SUPPLIED ENTRIES –
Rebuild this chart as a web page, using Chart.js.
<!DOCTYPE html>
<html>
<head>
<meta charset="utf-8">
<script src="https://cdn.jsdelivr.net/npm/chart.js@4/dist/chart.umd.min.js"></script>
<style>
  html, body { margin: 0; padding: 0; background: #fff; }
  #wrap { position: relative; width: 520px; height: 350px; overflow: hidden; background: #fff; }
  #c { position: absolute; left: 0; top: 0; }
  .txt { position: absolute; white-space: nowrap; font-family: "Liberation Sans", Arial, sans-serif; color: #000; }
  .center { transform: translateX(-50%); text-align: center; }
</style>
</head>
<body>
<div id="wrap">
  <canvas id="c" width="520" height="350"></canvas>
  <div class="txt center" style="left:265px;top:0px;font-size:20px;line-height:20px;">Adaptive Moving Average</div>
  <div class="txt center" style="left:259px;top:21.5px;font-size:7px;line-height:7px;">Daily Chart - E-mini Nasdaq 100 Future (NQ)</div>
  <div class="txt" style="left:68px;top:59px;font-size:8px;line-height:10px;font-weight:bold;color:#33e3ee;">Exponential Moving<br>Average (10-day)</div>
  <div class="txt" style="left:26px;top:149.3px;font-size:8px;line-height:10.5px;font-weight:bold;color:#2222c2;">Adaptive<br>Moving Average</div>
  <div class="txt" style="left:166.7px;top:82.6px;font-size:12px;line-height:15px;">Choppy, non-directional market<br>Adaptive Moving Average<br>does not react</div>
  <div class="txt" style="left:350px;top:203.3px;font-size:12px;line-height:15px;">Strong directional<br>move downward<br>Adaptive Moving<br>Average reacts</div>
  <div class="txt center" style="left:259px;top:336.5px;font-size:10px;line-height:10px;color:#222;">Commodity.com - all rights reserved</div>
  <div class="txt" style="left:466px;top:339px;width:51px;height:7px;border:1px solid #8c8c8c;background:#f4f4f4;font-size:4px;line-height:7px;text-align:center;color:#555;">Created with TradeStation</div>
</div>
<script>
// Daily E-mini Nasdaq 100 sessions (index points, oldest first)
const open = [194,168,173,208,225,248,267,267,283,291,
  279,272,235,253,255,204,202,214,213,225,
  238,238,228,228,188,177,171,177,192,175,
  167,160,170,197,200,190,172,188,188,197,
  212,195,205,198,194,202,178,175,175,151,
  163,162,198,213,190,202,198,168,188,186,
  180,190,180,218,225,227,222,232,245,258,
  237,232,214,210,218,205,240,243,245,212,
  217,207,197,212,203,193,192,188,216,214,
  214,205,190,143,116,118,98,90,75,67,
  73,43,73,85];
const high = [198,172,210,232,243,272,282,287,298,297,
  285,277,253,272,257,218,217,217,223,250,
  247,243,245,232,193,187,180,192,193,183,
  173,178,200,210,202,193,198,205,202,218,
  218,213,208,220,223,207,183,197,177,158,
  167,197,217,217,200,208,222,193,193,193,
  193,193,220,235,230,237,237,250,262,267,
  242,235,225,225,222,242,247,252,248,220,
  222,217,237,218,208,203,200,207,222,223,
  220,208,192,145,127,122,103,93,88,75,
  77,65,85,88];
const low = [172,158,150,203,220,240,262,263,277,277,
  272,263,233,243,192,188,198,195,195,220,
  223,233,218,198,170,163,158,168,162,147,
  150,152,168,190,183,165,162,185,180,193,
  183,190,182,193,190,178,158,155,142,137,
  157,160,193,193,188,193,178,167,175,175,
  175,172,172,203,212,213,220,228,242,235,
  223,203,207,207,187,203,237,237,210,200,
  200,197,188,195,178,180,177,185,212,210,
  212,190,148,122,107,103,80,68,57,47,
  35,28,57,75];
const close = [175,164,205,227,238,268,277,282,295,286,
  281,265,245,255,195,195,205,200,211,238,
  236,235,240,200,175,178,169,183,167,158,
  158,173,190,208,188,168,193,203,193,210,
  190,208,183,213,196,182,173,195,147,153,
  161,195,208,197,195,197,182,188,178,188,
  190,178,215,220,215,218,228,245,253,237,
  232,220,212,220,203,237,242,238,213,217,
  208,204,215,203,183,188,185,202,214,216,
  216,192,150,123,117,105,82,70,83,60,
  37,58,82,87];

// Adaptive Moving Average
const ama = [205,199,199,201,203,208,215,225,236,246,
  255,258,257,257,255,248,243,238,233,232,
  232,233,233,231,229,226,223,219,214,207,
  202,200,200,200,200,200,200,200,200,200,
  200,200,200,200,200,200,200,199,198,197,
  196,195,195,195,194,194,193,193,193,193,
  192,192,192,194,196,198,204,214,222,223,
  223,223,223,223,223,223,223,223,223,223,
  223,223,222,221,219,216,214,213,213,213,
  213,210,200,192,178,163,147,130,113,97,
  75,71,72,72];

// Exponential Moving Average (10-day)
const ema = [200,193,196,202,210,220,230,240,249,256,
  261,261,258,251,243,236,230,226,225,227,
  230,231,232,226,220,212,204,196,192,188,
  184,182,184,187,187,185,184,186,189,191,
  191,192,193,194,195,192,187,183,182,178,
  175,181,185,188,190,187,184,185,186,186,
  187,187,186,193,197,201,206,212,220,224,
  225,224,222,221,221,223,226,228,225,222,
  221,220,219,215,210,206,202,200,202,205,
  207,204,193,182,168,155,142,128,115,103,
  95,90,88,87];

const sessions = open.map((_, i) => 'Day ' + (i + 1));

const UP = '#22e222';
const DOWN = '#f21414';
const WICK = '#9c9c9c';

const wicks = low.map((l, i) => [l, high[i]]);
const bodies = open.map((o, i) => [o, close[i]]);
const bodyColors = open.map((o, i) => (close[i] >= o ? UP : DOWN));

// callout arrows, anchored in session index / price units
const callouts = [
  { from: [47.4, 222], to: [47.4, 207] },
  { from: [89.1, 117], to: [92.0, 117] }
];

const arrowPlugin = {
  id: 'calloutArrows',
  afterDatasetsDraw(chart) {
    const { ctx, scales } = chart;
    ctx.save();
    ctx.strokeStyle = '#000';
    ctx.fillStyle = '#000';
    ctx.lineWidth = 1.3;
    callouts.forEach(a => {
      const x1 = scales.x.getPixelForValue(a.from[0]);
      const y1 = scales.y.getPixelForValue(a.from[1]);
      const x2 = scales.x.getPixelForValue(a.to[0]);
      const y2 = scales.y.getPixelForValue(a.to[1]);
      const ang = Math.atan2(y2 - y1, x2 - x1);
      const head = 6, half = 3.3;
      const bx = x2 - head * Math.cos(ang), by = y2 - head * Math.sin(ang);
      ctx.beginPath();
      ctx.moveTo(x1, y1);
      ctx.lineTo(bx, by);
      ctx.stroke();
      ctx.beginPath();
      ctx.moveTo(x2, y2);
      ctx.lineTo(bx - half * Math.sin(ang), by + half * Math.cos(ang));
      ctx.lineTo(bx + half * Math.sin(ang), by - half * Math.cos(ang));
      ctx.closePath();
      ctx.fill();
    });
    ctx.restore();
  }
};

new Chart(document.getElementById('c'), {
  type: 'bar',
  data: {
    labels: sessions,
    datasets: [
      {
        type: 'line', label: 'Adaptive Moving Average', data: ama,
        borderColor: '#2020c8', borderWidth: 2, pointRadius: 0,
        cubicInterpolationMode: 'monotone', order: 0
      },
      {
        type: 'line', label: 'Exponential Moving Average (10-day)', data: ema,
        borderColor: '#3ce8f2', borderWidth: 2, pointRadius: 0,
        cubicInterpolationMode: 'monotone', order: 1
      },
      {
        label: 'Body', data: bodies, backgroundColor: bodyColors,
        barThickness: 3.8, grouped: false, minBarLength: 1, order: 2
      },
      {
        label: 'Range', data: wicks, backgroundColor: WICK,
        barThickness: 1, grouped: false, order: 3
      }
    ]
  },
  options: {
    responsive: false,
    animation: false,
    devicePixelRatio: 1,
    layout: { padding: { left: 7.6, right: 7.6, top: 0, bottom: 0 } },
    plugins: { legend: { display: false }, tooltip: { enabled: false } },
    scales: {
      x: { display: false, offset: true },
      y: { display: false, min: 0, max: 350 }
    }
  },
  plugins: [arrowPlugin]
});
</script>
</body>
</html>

...

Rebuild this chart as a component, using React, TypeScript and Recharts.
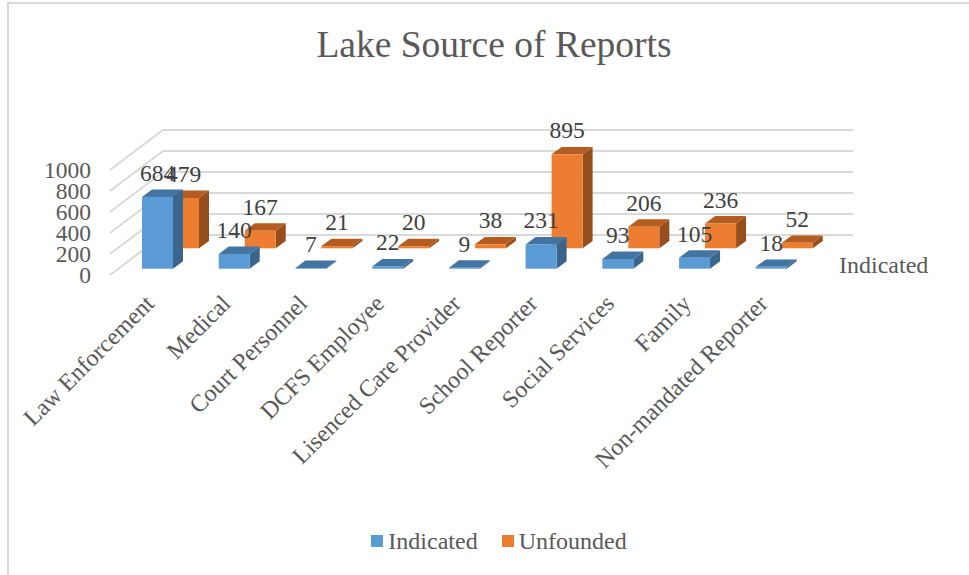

WORK TO BE COMPLETED –
Copy out every line of the listing that includes the string "using".

TASK RESPONSE –
Rebuild this chart as a web page, using Chart.js.
Rebuild this chart as a component, using React, TypeScript and Recharts.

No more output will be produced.